Aim —
Take the listing from its first line through the line that contains "from matplotlib.patches import Rectangle" and please retype those lines exactly, leaving out the pictures.

Source material —
☆ ☆ ☆

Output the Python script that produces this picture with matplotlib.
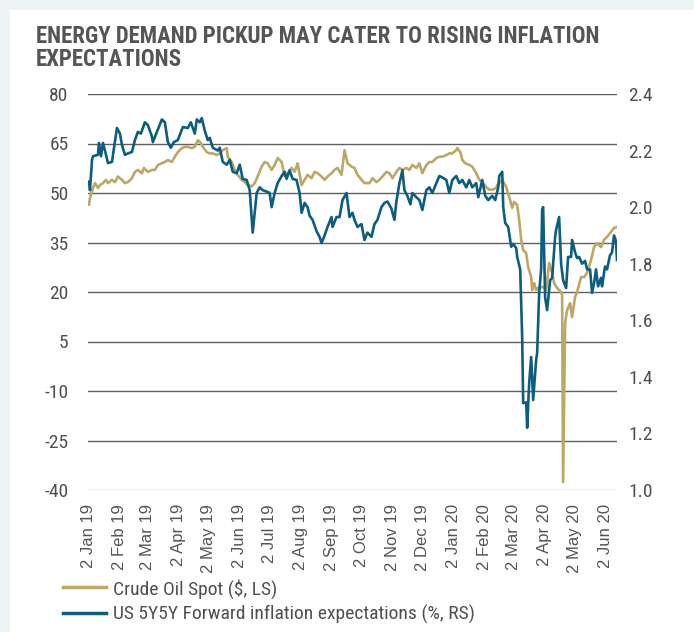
import numpy as np
import pandas as pd
import matplotlib
matplotlib.use("Agg")
import matplotlib.pyplot as plt
import matplotlib.transforms as mtransforms
from matplotlib.lines import Line2D
from matplotlib.patches import Rectangle

# data, days counted from 2 Jan 2019
start = pd.Timestamp("2019-01-02")

oil_day = [0, 1, 4, 6, 9, 11, 14, 17, 19, 23, 26, 29, 33, 36, 39, 43, 46, 49, 53, 55,
           59, 63, 66, 69, 73, 76, 79, 83, 86, 89, 93, 96, 99, 103, 106, 109, 112, 114, 118, 121,
           124, 128, 131, 134, 138, 139, 143, 146, 149, 153, 156, 159, 163, 166, 169, 173, 176, 179, 183, 186,
           189, 193, 196, 199, 203, 206, 209, 213, 216, 219, 223, 226, 229, 233, 236, 239, 243, 246, 249, 253,
           256, 259, 263, 266, 269, 273, 276, 281, 284, 288, 291, 294, 298, 301, 304, 308, 311, 314, 318, 321,
           324, 328, 331, 334, 338, 341, 344, 348, 351, 354, 358, 361, 364, 368, 369, 372, 374, 377, 381, 384,
           388, 391, 394, 398, 401, 404, 408, 409, 411, 414, 418, 421, 424, 426, 429, 431, 433, 435, 438, 440,
           443, 444, 446, 448, 450, 453, 455, 458, 461, 464, 466, 469, 473, 474, 475, 477, 479, 482, 484, 487,
           489, 493, 496, 499, 503, 506, 509, 513, 516, 519, 523, 526, 529]
oil_val = [46.5, 48.5, 51.5, 53, 51.5, 52.4, 53, 54, 53, 54, 53.3, 55, 54, 53, 53.3, 54.5, 56.4, 57, 56, 57.6,
           56.4, 57, 57, 58.5, 59, 59.4, 60, 59.4, 61, 62.4, 63.6, 64, 64, 63.6, 64, 66, 65.2, 64, 62.4, 62,
           62, 61.5, 62, 63, 63.6, 61, 59.4, 57, 55.5, 54, 53.3, 52.4, 52, 53, 55, 58, 59.4, 59, 57, 58.5,
           60.6, 59.4, 55, 56, 57.6, 56.4, 59, 52.4, 54, 55.5, 54.5, 56.4, 56, 55, 54, 55, 56, 57, 57.6, 55.5,
           63, 59, 58, 57.6, 55.5, 54, 53, 53, 54.5, 53.3, 54, 55, 56.4, 56, 54.5, 56.4, 57.6, 57, 57.6, 57,
           58.5, 57.6, 59, 56, 58.5, 59.4, 59.4, 60.6, 61, 61, 61.5, 62, 62, 63, 63.6, 62.4, 60, 59, 58.5, 58,
           56, 54, 53.3, 51.8, 51, 51, 51.5, 52.4, 53, 54, 51.8, 48.8, 45.5, 47.3, 46.4, 41.8, 35.8, 32.7, 31.8, 27.6,
           24.5, 20.6, 22.7, 20.6, 21.2, 21.5, 21.5, 20.6, 28.8, 25.8, 22.7, 21.2, 20, 19.1, -37.6, 10.6, 14.5, 16.6, 12.4, 18.5,
           20, 24.5, 24.5, 25.8, 29.7, 33.6, 34.8, 33.6, 35.8, 36.7, 38.2, 39.4, 39.7]

infl_day = [0, 1, 3, 4, 9, 10, 12, 14, 16, 19, 23, 28, 31, 33, 36, 39, 43, 46, 49, 52,
            56, 59, 63, 64, 68, 73, 76, 79, 82, 85, 89, 94, 99, 102, 106, 108, 111, 113, 116, 119,
            121, 124, 129, 131, 134, 138, 141, 144, 148, 151, 154, 158, 161, 164, 168, 171, 174, 178, 181, 183,
            186, 189, 193, 196, 198, 201, 204, 208, 211, 213, 216, 219, 221, 224, 228, 231, 233, 236, 239, 243,
            244, 248, 251, 254, 258, 261, 264, 266, 269, 273, 276, 279, 283, 286, 289, 293, 296, 299, 303, 306,
            308, 311, 314, 316, 319, 322, 324, 328, 331, 334, 338, 341, 344, 348, 351, 354, 358, 361, 364, 368,
            371, 374, 378, 381, 384, 388, 390, 394, 397, 400, 404, 407, 410, 411, 414, 415, 417, 420, 423, 425,
            428, 429, 432, 434, 435, 438, 439, 441, 443, 445, 448, 449, 451, 453, 454, 455, 457, 459, 462, 464,
            467, 468, 471, 473, 475, 478, 480, 483, 484, 487, 489, 491, 494, 497, 499, 502, 504, 506, 508, 510,
            513, 514, 517, 519, 522, 524, 526, 528, 529]
infl_val = [2.09, 2.06, 2.167, 2.18, 2.185, 2.227, 2.18, 2.227, 2.20, 2.156, 2.16, 2.28, 2.26, 2.22, 2.185, 2.19, 2.195, 2.237, 2.266, 2.26,
            2.30, 2.29, 2.25, 2.23, 2.266, 2.31, 2.30, 2.23, 2.21, 2.23, 2.237, 2.283, 2.28, 2.30, 2.26, 2.31, 2.30, 2.315, 2.27, 2.237,
            2.245, 2.21, 2.20, 2.21, 2.16, 2.15, 2.167, 2.125, 2.12, 2.15, 2.10, 2.096, 2.06, 1.91, 2.05, 2.07, 2.06, 2.055, 2.05, 2.0,
            2.05, 2.085, 2.11, 2.125, 2.10, 2.13, 2.10, 2.096, 2.05, 1.98, 2.015, 2.0, 1.97, 1.955, 1.915, 1.895, 1.873, 1.90, 1.93, 1.965,
            1.93, 1.965, 1.965, 2.025, 2.05, 1.965, 1.98, 1.955, 1.93, 1.94, 1.884, 1.91, 1.895, 1.94, 1.955, 2.0, 2.015, 2.02, 1.995, 1.955,
            2.02, 2.085, 2.13, 2.06, 2.04, 2.01, 2.05, 2.035, 2.025, 1.99, 2.06, 2.07, 2.05, 2.085, 2.11, 2.105, 2.096, 2.05, 2.096, 2.11,
            2.085, 2.096, 2.07, 2.096, 2.07, 2.085, 2.035, 2.096, 2.04, 2.025, 2.04, 2.025, 2.07, 2.11, 2.125, 2.0, 1.944, 1.93, 1.86, 1.87,
            1.855, 1.824, 1.78, 1.54, 1.307, 1.31, 1.22, 1.378, 1.47, 1.318, 1.46, 1.485, 1.697, 1.78, 1.99, 2.0, 1.68, 1.636, 1.742, 1.75,
            1.895, 1.92, 1.965, 1.80, 1.742, 1.714, 1.824, 1.824, 1.884, 1.84, 1.82, 1.824, 1.80, 1.81, 1.78, 1.78, 1.697, 1.73, 1.78, 1.72,
            1.75, 1.72, 1.79, 1.78, 1.83, 1.84, 1.90, 1.88, 1.813]

tick_dates = pd.date_range("2019-01-01", "2020-06-01", freq="MS") + pd.Timedelta(days=1)
tick_labels = [d.strftime("%-d %b %y") for d in tick_dates]
left_ticks = [80, 65, 50, 35, 20, 5, -10, -25, -40]
right_ticks = [2.4, 2.2, 2.0, 1.8, 1.6, 1.4, 1.2, 1.0]

gold = "#bca766"
blue = "#0b5e7d"
cond = ["Roboto Condensed", "DejaVu Sans"]

oil_dates = start + pd.to_timedelta(oil_day, unit="D")
infl_dates = start + pd.to_timedelta(infl_day, unit="D")

fig = plt.figure(figsize=(6.94, 6.32), dpi=100)
fig.patch.set_facecolor("#eef4f6")
fig.patches.append(Rectangle((10 / 694, 0), 1, 1 - 10 / 632, transform=fig.transFigure,
                             facecolor="white", edgecolor="none", zorder=-5))

ax = fig.add_axes([88 / 694, 142 / 632, 529 / 694, 396 / 632])
ax.set_facecolor("none")
ax2 = ax.twinx()

ax.plot(oil_dates, oil_val, color=gold, lw=1.9, zorder=3)
ax2.plot(infl_dates, infl_val, color=blue, lw=1.9, zorder=3)

ax.set_ylim(-40, 80)
ax2.set_ylim(1.0, 2.4)
ax.set_xlim(start - pd.Timedelta(days=1), start + pd.Timedelta(days=529))
ax.set_yticks(left_ticks)
ax.set_yticklabels([str(v) for v in left_ticks], family=cond, fontsize=14, color="#505050")
ax2.set_yticks(right_ticks)
ax2.set_yticklabels([f"{v:.1f}" for v in right_ticks], family=cond, fontsize=14, color="#505050")
ax.set_xticks(tick_dates)
ax.set_xticklabels(tick_labels, rotation=90, fontsize=12, color="#555555",
                   family=["Liberation Sans", "DejaVu Sans"])
shift = mtransforms.ScaledTranslation(3 / 100, 0, fig.dpi_scale_trans)
for lab in ax.get_xticklabels():
    lab.set_transform(lab.get_transform() + shift)

for v in left_ticks:
    ax.axhline(v, color="#b4b4b4" if v == -40 else "#606060", lw=1.0, zorder=1)

for a in (ax, ax2):
    for s in a.spines.values():
        s.set_visible(False)
    a.tick_params(length=0)
ax.tick_params(axis="y", pad=14)
ax2.tick_params(axis="y", pad=8)
ax.tick_params(axis="x", pad=10)

fig.text(36 / 694, 1 - 48 / 632, "ENERGY DEMAND PICKUP MAY CATER TO RISING INFLATION\nEXPECTATIONS",
         family=cond, fontweight="bold", fontsize=16.5,
         color="#555555", va="center", ha="left", linespacing=1.0)

handles = [Line2D([], [], color=gold, lw=2.5), Line2D([], [], color=blue, lw=2.5)]
fig.legend(handles, ["Crude Oil Spot ($, LS)", "US 5Y5Y Forward inflation expectations (%, RS)"],
           loc="upper left", bbox_to_anchor=(55 / 694, 1 - 571 / 632), frameon=False,
           prop={"family": cond, "size": 14}, labelcolor="#505050",
           handlelength=2.2, handletextpad=0.4, labelspacing=0.32, borderaxespad=0)

fig.savefig("out.png", dpi=100, facecolor=fig.get_facecolor())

☆ ☆ ☆

Solution to the exercise —
Output the Python script that produces this picture with matplotlib.
import numpy as np
import pandas as pd
import matplotlib
matplotlib.use("Agg")
import matplotlib.pyplot as plt
import matplotlib.transforms as mtransforms
from matplotlib.lines import Line2D
from matplotlib.patches import Rectangle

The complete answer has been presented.